_Problem requirements_
Retype the lines from the first one in the records down to the line containing "(lc) at (256,262)", counting both, and leave out any pictures.

::: Material to process

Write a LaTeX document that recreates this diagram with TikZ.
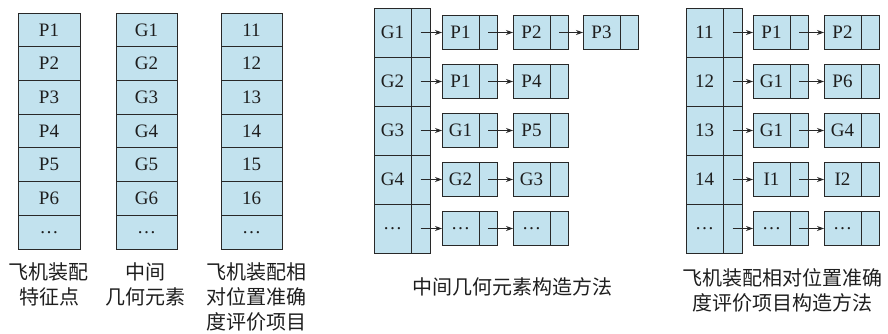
\documentclass[tikz,border=0pt]{standalone}
\usepackage{fontspec}
\setmainfont{Liberation Serif}
\newfontfamily\cjk{Noto Sans CJK SC}
\usetikzlibrary{arrows.meta}
\definecolor{cellfill}{RGB}{194,226,238}
\definecolor{edge}{RGB}{40,40,40}
\definecolor{ink}{RGB}{30,30,30}
\tikzset{
  cell/.style={draw=edge, fill=cellfill, line width=0.8pt, inner sep=0pt, outer sep=0pt,
    anchor=north west, text=ink, font=\fontsize{19}{22}\selectfont},
  dcell/.style={draw=edge, fill=cellfill, line width=0.8pt, inner sep=0pt, outer sep=0pt,
    anchor=west, minimum width=37pt, minimum height=34pt, text=ink, font=\fontsize{19}{22}\selectfont},
  pcell/.style={draw=edge, fill=cellfill, line width=0.8pt, inner sep=0pt, outer sep=0pt,
    anchor=west, minimum width=18pt, minimum height=34pt},
  linkarrow/.style={draw=edge, line width=0.8pt, -{Stealth[length=7pt,width=5pt]}},
  captext/.style={text=ink, font=\cjk\fontsize{20}{25}\selectfont, align=center, inner sep=0pt, anchor=north}
}
\newcommand{\lbox}[4]{%
  \node[dcell] (#1d) at (#2,#3) {#4};
  \node[pcell] (#1p) at (#1d.east) {};
}
\begin{document}
\begin{tikzpicture}[x=1pt,y=-1pt]
\useasboundingbox (0,0) rectangle (888,333);
% left three stacks
\foreach \t [count=\i from 0] in {P1,P2,P3,P4,P5,P6,\ldots}
  \node[cell, minimum width=62pt, minimum height=33.714pt] (a\i) at (18,{13+33.714*\i}) {\t};
\foreach \t [count=\i from 0] in {G1,G2,G3,G4,G5,G6,\ldots}
  \node[cell, minimum width=61pt, minimum height=33.714pt] (b\i) at (116,{13+33.714*\i}) {\t};
\foreach \t [count=\i from 0] in {11,12,13,14,15,16,\ldots}
  \node[cell, minimum width=61pt, minimum height=33.714pt] (c\i) at (221,{13+33.714*\i}) {\t};
\node[captext] (la) at (49,262) {飞机装配\\特征点};
\node[captext] (lb) at (145,262) {中间\\几何元素};
\node[captext] (lc) at (256,262) {飞机装配相\\对位置准确\\度评价项目};

% middle structure
\foreach \t [count=\i from 0] in {G1,G2,G3,G4,\ldots} {
  \node[cell, minimum width=37pt, minimum height=49pt] (mh\i) at (374,{8+49*\i}) {\t};
  \node[cell, minimum width=19pt, minimum height=49pt] (mp\i) at (411,{8+49*\i}) {};
}
\lbox{ma1}{442}{32.5}{P1}
\lbox{ma2}{513}{32.5}{P2}
\lbox{ma3}{583}{32.5}{P3}
\lbox{mb1}{442}{81.5}{P1}
\lbox{mb2}{513}{81.5}{P4}
\lbox{mc1}{442}{130.5}{G1}
\lbox{mc2}{513}{130.5}{P5}
\lbox{md1}{442}{179.5}{G2}
\lbox{md2}{513}{179.5}{G3}
\lbox{me1}{442}{228.5}{\ldots}
\lbox{me2}{513}{228.5}{\ldots}
\draw[linkarrow] (mp0.center) -- (ma1d.west);
\draw[linkarrow] (ma1p.center) -- (ma2d.west);
\draw[linkarrow] (ma2p.center) -- (ma3d.west);
\draw[linkarrow] (mp1.center) -- (mb1d.west);
\draw[linkarrow] (mb1p.center) -- (mb2d.west);
\draw[linkarrow] (mp2.center) -- (mc1d.west);
\draw[linkarrow] (mc1p.center) -- (mc2d.west);
\draw[linkarrow] (mp3.center) -- (md1d.west);
\draw[linkarrow] (md1p.center) -- (md2d.west);
\draw[linkarrow] (mp4.center) -- (me1d.west);
\draw[linkarrow] (me1p.center) -- (me2d.west);
\node[captext] (lm) at (512,277) {中间几何元素构造方法};

% right structure
\foreach \t [count=\i from 0] in {11,12,13,14,\ldots} {
  \node[cell, minimum width=37pt, minimum height=49pt] (rh\i) at (686,{8+49*\i}) {\t};
  \node[cell, minimum width=19pt, minimum height=49pt] (rp\i) at (723,{8+49*\i}) {};
}
\lbox{ra1}{753}{32.5}{P1}
\lbox{ra2}{824}{32.5}{P2}
\lbox{rb1}{753}{81.5}{G1}
\lbox{rb2}{824}{81.5}{P6}
\lbox{rc1}{753}{130.5}{G1}
\lbox{rc2}{824}{130.5}{G4}
\lbox{rd1}{753}{179.5}{I1}
\lbox{rd2}{824}{179.5}{I2}
\lbox{re1}{753}{228.5}{\ldots}
\lbox{re2}{824}{228.5}{\ldots}
\draw[linkarrow] (rp0.center) -- (ra1d.west);
\draw[linkarrow] (ra1p.center) -- (ra2d.west);
\draw[linkarrow] (rp1.center) -- (rb1d.west);
\draw[linkarrow] (rb1p.center) -- (rb2d.west);
\draw[linkarrow] (rp2.center) -- (rc1d.west);
\draw[linkarrow] (rc1p.center) -- (rc2d.west);
\draw[linkarrow] (rp3.center) -- (rd1d.west);
\draw[linkarrow] (rd1p.center) -- (rd2d.west);
\draw[linkarrow] (rp4.center) -- (re1d.west);
\draw[linkarrow] (re1p.center) -- (re2d.west);
\node[captext] (lr) at (782,268) {飞机装配相对位置准确\\度评价项目构造方法};
\end{tikzpicture}
\end{document}
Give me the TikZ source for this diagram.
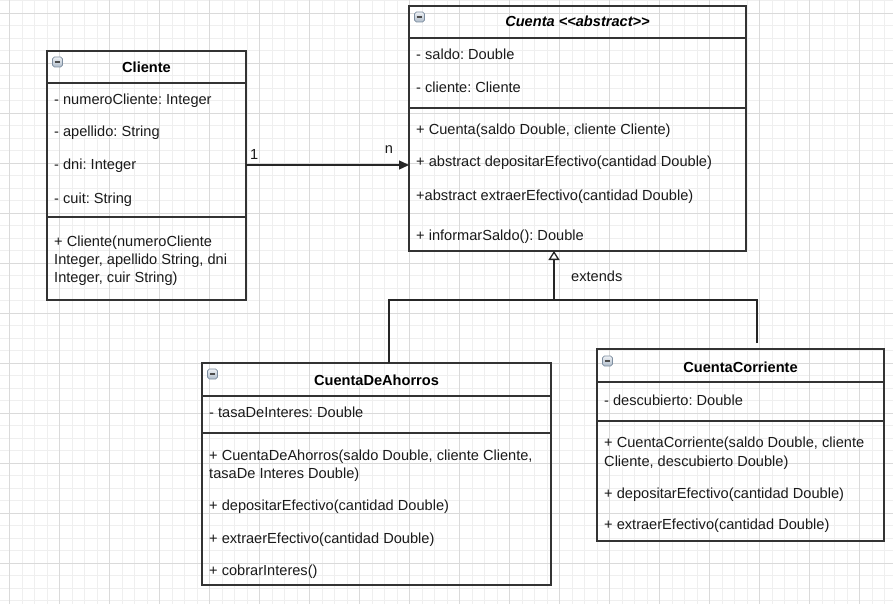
\documentclass[tikz,border=0pt]{standalone}
\usepackage{fontspec}
\setmainfont{Liberation Sans}
\usetikzlibrary{arrows.meta}
\frenchspacing

\definecolor{gridmajor}{HTML}{DADADA}
\definecolor{gridminor}{HTML}{EFEFEF}
\definecolor{edgegray}{HTML}{333333}
\definecolor{inkgray}{HTML}{1A1A1A}
\definecolor{icontop}{HTML}{EEF1F5}
\definecolor{iconbot}{HTML}{AEBBC9}
\definecolor{iconedge}{HTML}{7E8EA0}

% one text line: name, x, baseline y, text
\newcommand\umlline[4]{\node[umltxt] (#1) at (#2,#3) {#4};}
% class header icon: name, x, y (centre)
\newcommand\umlicon[3]{\node[iconbox] (#1) at (#2,#3) {};}

\tikzset{
  umlbox/.style={draw=edgegray, line width=1.4pt, inner sep=0pt, outer sep=0pt, anchor=north west},
  sepline/.style={draw=edgegray, line width=1.2pt},
  umltxt/.style={anchor=base west, inner sep=0pt, text=inkgray, font=\fontsize{14.6}{18}\selectfont},
  umltitle/.style={anchor=base, inner sep=0pt, text=black, font=\fontsize{14.6}{18}\selectfont\bfseries},
  conn/.style={draw=black!85, line width=1.3pt},
  iconbox/.style={rounded corners=1.8pt, draw=iconedge, line width=0.7pt, top color=icontop, bottom color=iconbot,
    minimum size=10pt, inner sep=0pt,
    path picture={\draw[line width=1.5pt, black!70] ([xshift=-2.8pt]path picture bounding box.center) -- ([xshift=2.8pt]path picture bounding box.center);}},
}

\begin{document}
\begin{tikzpicture}[x=1pt, y=-1pt]
\useasboundingbox (0,0) rectangle (893,604);
\fill[white] (0,0) rectangle (893,604);

% background grid
\foreach \k in {0,...,71} \draw[gridminor, line width=0.9pt] ({9.5+12.5*\k},0) -- ({9.5+12.5*\k},604);
\foreach \k in {0,...,48} \draw[gridminor, line width=0.9pt] (0,{0.8+12.5*\k}) -- (893,{0.8+12.5*\k});
\foreach \k in {0,...,17} \draw[gridmajor, line width=0.9pt] ({9.5+50*\k},0) -- ({9.5+50*\k},604);
\foreach \k in {0,...,12} \draw[gridmajor, line width=0.9pt] (0,{13.3+50*\k}) -- (893,{13.3+50*\k});

% ---------- Cliente ----------
\node[umlbox, minimum width=199pt, minimum height=249pt] (cliente) at (47,51) {};
\draw[sepline] (47,83) -- (246,83);
\draw[sepline] (47,217) -- (246,217);
\umlicon{cliente-icon}{57.5}{62}
\node[umltitle] (cliente-title) at (146.5,73) {Cliente};
\umlline{cliente-a1}{54}{105}{- numeroCliente: Integer}
\umlline{cliente-a2}{54}{137}{- apellido: String}
\umlline{cliente-a3}{54}{170}{- dni: Integer}
\umlline{cliente-a4}{54}{203}{- cuit: String}
\umlline{cliente-m1a}{54}{246}{+ Cliente(numeroCliente}
\umlline{cliente-m1b}{54}{264}{Integer, apellido String, dni}
\umlline{cliente-m1c}{54}{282}{Integer, cuir String)}

% ---------- Cuenta ----------
\node[umlbox, minimum width=337pt, minimum height=245pt] (cuenta) at (409,6) {};
\draw[sepline] (409,38) -- (746,38);
\draw[sepline] (409,108) -- (746,108);
\umlicon{cuenta-icon}{419.5}{17}
\node[umltitle] (cuenta-title) at (577.5,27) {\itshape Cuenta <\kern0pt<abstract>\kern0pt>};
\umlline{cuenta-a1}{416}{60}{- saldo: Double}
\umlline{cuenta-a2}{416}{93}{- cliente: Cliente}
\umlline{cuenta-m1}{416}{135}{+ Cuenta(saldo Double, cliente Cliente)}
\umlline{cuenta-m2}{416}{167}{+ abstract depositarEfectivo(cantidad Double)}
\umlline{cuenta-m3}{416}{200}{+abstract extraerEfectivo(cantidad Double)}
\umlline{cuenta-m4}{416}{240}{+ informarSaldo(): Double}

% ---------- CuentaDeAhorros ----------
\node[umlbox, minimum width=349pt, minimum height=222pt] (ahorros) at (202,363) {};
\draw[sepline] (202,396) -- (551,396);
\draw[sepline] (202,433) -- (551,433);
\umlicon{ahorros-icon}{212.5}{374}
\node[umltitle] (ahorros-title) at (376.5,385) {CuentaDeAhorros};
\umlline{ahorros-a1}{209}{417}{- tasaDeInteres: Double}
\umlline{ahorros-m1a}{209}{460}{+ CuentaDeAhorros(saldo Double, cliente Cliente,}
\umlline{ahorros-m1b}{209}{478}{tasaDe Interes Double)}
\umlline{ahorros-m2}{209}{510}{+ depositarEfectivo(cantidad Double)}
\umlline{ahorros-m3}{209}{543}{+ extraerEfectivo(cantidad Double)}
\umlline{ahorros-m4}{209}{575}{+ cobrarInteres()}

% ---------- CuentaCorriente ----------
\node[umlbox, minimum width=287pt, minimum height=192pt] (corriente) at (597,349) {};
\draw[sepline] (597,382) -- (884,382);
\draw[sepline] (597,421) -- (884,421);
\umlicon{corriente-icon}{607.5}{361}
\node[umltitle] (corriente-title) at (740.5,372) {CuentaCorriente};
\umlline{corriente-a1}{604}{405}{- descubierto: Double}
\umlline{corriente-m1a}{604}{447}{+ CuentaCorriente(saldo Double, cliente}
\umlline{corriente-m1b}{604}{466}{Cliente, descubierto Double)}
\umlline{corriente-m2}{604}{498}{+ depositarEfectivo(cantidad Double)}
\umlline{corriente-m3}{604}{529}{+ extraerEfectivo(cantidad Double)}

% ---------- association Cliente -> Cuenta ----------
\coordinate (assocy) at (0,165);
\draw[conn, -{Triangle[length=10pt, width=9pt]}] (cliente.east |- assocy) -- (cuenta.west |- assocy);
\node[umltxt] (mult-1) at (250,160) {1};
\node[umltxt, anchor=base] (mult-n) at (389,154) {n};

% ---------- generalization ----------
\coordinate (gen) at (554,300);
\coordinate (genL) at (389,300);
\coordinate (genR) at (757,300);
\coordinate (genRend) at (757,343);
\draw[conn] (genRend) -- (genR) -- (gen);
\draw[conn, -{Triangle[open, fill=white, length=9pt, width=11pt]}] (genL |- ahorros.north) -- (genL) -- (gen) -- (gen |- cuenta.south);
\node[umltxt] (extends-label) at (571,281) {extends};

\end{tikzpicture}
\end{document}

::::::

_Task result_
Write a LaTeX document that recreates this diagram with TikZ.
\documentclass[tikz,border=0pt]{standalone}
\usepackage{fontspec}
\setmainfont{Liberation Serif}
\newfontfamily\cjk{Noto Sans CJK SC}
\usetikzlibrary{arrows.meta}
\definecolor{cellfill}{RGB}{194,226,238}
\definecolor{edge}{RGB}{40,40,40}
\definecolor{ink}{RGB}{30,30,30}
\tikzset{
  cell/.style={draw=edge, fill=cellfill, line width=0.8pt, inner sep=0pt, outer sep=0pt,
    anchor=north west, text=ink, font=\fontsize{19}{22}\selectfont},
  dcell/.style={draw=edge, fill=cellfill, line width=0.8pt, inner sep=0pt, outer sep=0pt,
    anchor=west, minimum width=37pt, minimum height=34pt, text=ink, font=\fontsize{19}{22}\selectfont},
  pcell/.style={draw=edge, fill=cellfill, line width=0.8pt, inner sep=0pt, outer sep=0pt,
    anchor=west, minimum width=18pt, minimum height=34pt},
  linkarrow/.style={draw=edge, line width=0.8pt, -{Stealth[length=7pt,width=5pt]}},
  captext/.style={text=ink, font=\cjk\fontsize{20}{25}\selectfont, align=center, inner sep=0pt, anchor=north}
}
\newcommand{\lbox}[4]{%
  \node[dcell] (#1d) at (#2,#3) {#4};
  \node[pcell] (#1p) at (#1d.east) {};
}
\begin{document}
\begin{tikzpicture}[x=1pt,y=-1pt]
\useasboundingbox (0,0) rectangle (888,333);
% left three stacks
\foreach \t [count=\i from 0] in {P1,P2,P3,P4,P5,P6,\ldots}
  \node[cell, minimum width=62pt, minimum height=33.714pt] (a\i) at (18,{13+33.714*\i}) {\t};
\foreach \t [count=\i from 0] in {G1,G2,G3,G4,G5,G6,\ldots}
  \node[cell, minimum width=61pt, minimum height=33.714pt] (b\i) at (116,{13+33.714*\i}) {\t};
\foreach \t [count=\i from 0] in {11,12,13,14,15,16,\ldots}
  \node[cell, minimum width=61pt, minimum height=33.714pt] (c\i) at (221,{13+33.714*\i}) {\t};
\node[captext] (la) at (49,262) {飞机装配\\特征点};
\node[captext] (lb) at (145,262) {中间\\几何元素};
\node[captext] (lc) at (256,262) {飞机装配相\\对位置准确\\度评价项目};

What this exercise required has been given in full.